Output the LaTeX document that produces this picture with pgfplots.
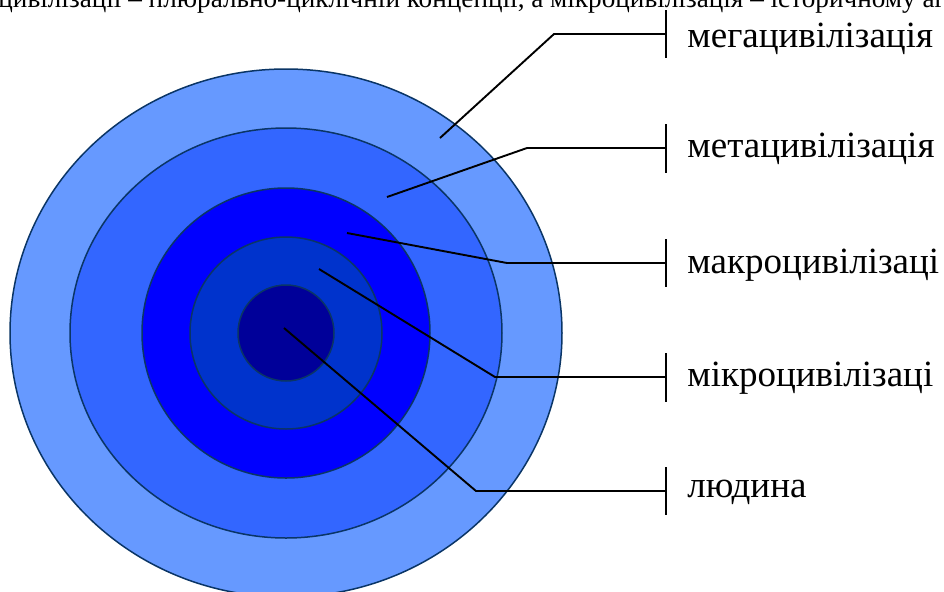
\documentclass[border=0pt]{standalone}
\usepackage{fontspec}
\setmainfont{Liberation Serif}
\usepackage{pgfplots}
\pgfplotsset{compat=1.18}

\definecolor{ring1}{HTML}{6699FF}
\definecolor{ring2}{HTML}{3366FF}
\definecolor{ring3}{HTML}{0000FF}
\definecolor{ring4}{HTML}{0033CC}
\definecolor{ring5}{HTML}{000099}
\definecolor{rim}{HTML}{0A3566}

\begin{document}
\begin{tikzpicture}
  \useasboundingbox (0,0) rectangle (472pt,295.5pt);
  \clip (0,0) rectangle (472pt,295.5pt);
  \begin{axis}[
    at={(0,0)}, anchor=south west,
    width=472pt, height=295.5pt, scale only axis,
    hide axis, xmin=0, xmax=944, ymin=0, ymax=591, y dir=reverse,
    clip=false]
    % rings, outer to inner
    \filldraw[fill=ring1, draw=rim, line width=0.75pt] (axis cs:286,333) ellipse [x radius=276, y radius=264];
    \filldraw[fill=ring2, draw=rim, line width=0.75pt] (axis cs:286,333) ellipse [x radius=216, y radius=205];
    \filldraw[fill=ring3, draw=rim, line width=0.75pt] (axis cs:286,333) ellipse [x radius=144, y radius=145];
    \filldraw[fill=ring4, draw=rim, line width=0.75pt] (axis cs:286,333) ellipse [x radius=96, y radius=96];
    \filldraw[fill=ring5, draw=rim, line width=0.75pt] (axis cs:286,333) ellipse [x radius=48, y radius=48];

    % leader lines
    \addplot[black, line width=0.95pt] coordinates {(440,138) (554,34) (666,34)};
    \addplot[black, line width=0.95pt] coordinates {(387,197) (527,148) (666,148)};
    \addplot[black, line width=0.95pt] coordinates {(347,233) (507,263) (666,263)};
    \addplot[black, line width=0.95pt] coordinates {(319,269) (495,377) (666,377)};
    \addplot[black, line width=0.95pt] coordinates {(284,328) (476,491) (666,491)};

    % label ticks
    \addplot[black, line width=0.95pt] coordinates {(666,10) (666,58)};
    \addplot[black, line width=0.95pt] coordinates {(666,124) (666,173)};
    \addplot[black, line width=0.95pt] coordinates {(666,239) (666,287)};
    \addplot[black, line width=0.95pt] coordinates {(666,353) (666,402)};
    \addplot[black, line width=0.95pt] coordinates {(666,467) (666,515)};

    \tikzset{lbl/.style={anchor=base west, inner sep=0pt, font=\fontsize{18.5}{22}\selectfont}}
    \node[lbl] at (axis cs:687,47) {мегацивілізація};
    \node[lbl] at (axis cs:687,157) {метацивілізація};
    \node[lbl] at (axis cs:687,273) {макроцивілізаці};
    \node[lbl] at (axis cs:687,386) {мікроцивілізаці};
    \node[lbl] at (axis cs:687,497) {людина};

    \node[anchor=base west, inner sep=0pt, font=\fontsize{13.6}{16}\selectfont]
      at (axis cs:-2,7.5) {цивілізації – плюрально-циклічній концепції, а мікроцивілізація – історичному аг};
  \end{axis}
\end{tikzpicture}
\end{document}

______________________________

Task description: Reproduce all of the material exactly, apart from the pictures.

Task result:
Output the LaTeX document that produces this picture with pgfplots.
\documentclass[border=0pt]{standalone}
\usepackage{fontspec}
\setmainfont{Liberation Serif}
\usepackage{pgfplots}
\pgfplotsset{compat=1.18}

\definecolor{ring1}{HTML}{6699FF}
\definecolor{ring2}{HTML}{3366FF}
\definecolor{ring3}{HTML}{0000FF}
\definecolor{ring4}{HTML}{0033CC}
\definecolor{ring5}{HTML}{000099}
\definecolor{rim}{HTML}{0A3566}

\begin{document}
\begin{tikzpicture}
  \useasboundingbox (0,0) rectangle (472pt,295.5pt);
  \clip (0,0) rectangle (472pt,295.5pt);
  \begin{axis}[
    at={(0,0)}, anchor=south west,
    width=472pt, height=295.5pt, scale only axis,
    hide axis, xmin=0, xmax=944, ymin=0, ymax=591, y dir=reverse,
    clip=false]
    % rings, outer to inner
    \filldraw[fill=ring1, draw=rim, line width=0.75pt] (axis cs:286,333) ellipse [x radius=276, y radius=264];
    \filldraw[fill=ring2, draw=rim, line width=0.75pt] (axis cs:286,333) ellipse [x radius=216, y radius=205];
    \filldraw[fill=ring3, draw=rim, line width=0.75pt] (axis cs:286,333) ellipse [x radius=144, y radius=145];
    \filldraw[fill=ring4, draw=rim, line width=0.75pt] (axis cs:286,333) ellipse [x radius=96, y radius=96];
    \filldraw[fill=ring5, draw=rim, line width=0.75pt] (axis cs:286,333) ellipse [x radius=48, y radius=48];

    % leader lines
    \addplot[black, line width=0.95pt] coordinates {(440,138) (554,34) (666,34)};
    \addplot[black, line width=0.95pt] coordinates {(387,197) (527,148) (666,148)};
    \addplot[black, line width=0.95pt] coordinates {(347,233) (507,263) (666,263)};
    \addplot[black, line width=0.95pt] coordinates {(319,269) (495,377) (666,377)};
    \addplot[black, line width=0.95pt] coordinates {(284,328) (476,491) (666,491)};

    % label ticks
    \addplot[black, line width=0.95pt] coordinates {(666,10) (666,58)};
    \addplot[black, line width=0.95pt] coordinates {(666,124) (666,173)};
    \addplot[black, line width=0.95pt] coordinates {(666,239) (666,287)};
    \addplot[black, line width=0.95pt] coordinates {(666,353) (666,402)};
    \addplot[black, line width=0.95pt] coordinates {(666,467) (666,515)};

    \tikzset{lbl/.style={anchor=base west, inner sep=0pt, font=\fontsize{18.5}{22}\selectfont}}
    \node[lbl] at (axis cs:687,47) {мегацивілізація};
    \node[lbl] at (axis cs:687,157) {метацивілізація};
    \node[lbl] at (axis cs:687,273) {макроцивілізаці};
    \node[lbl] at (axis cs:687,386) {мікроцивілізаці};
    \node[lbl] at (axis cs:687,497) {людина};

    \node[anchor=base west, inner sep=0pt, font=\fontsize{13.6}{16}\selectfont]
      at (axis cs:-2,7.5) {цивілізації – плюрально-циклічній концепції, а мікроцивілізація – історичному аг};
  \end{axis}
\end{tikzpicture}
\end{document}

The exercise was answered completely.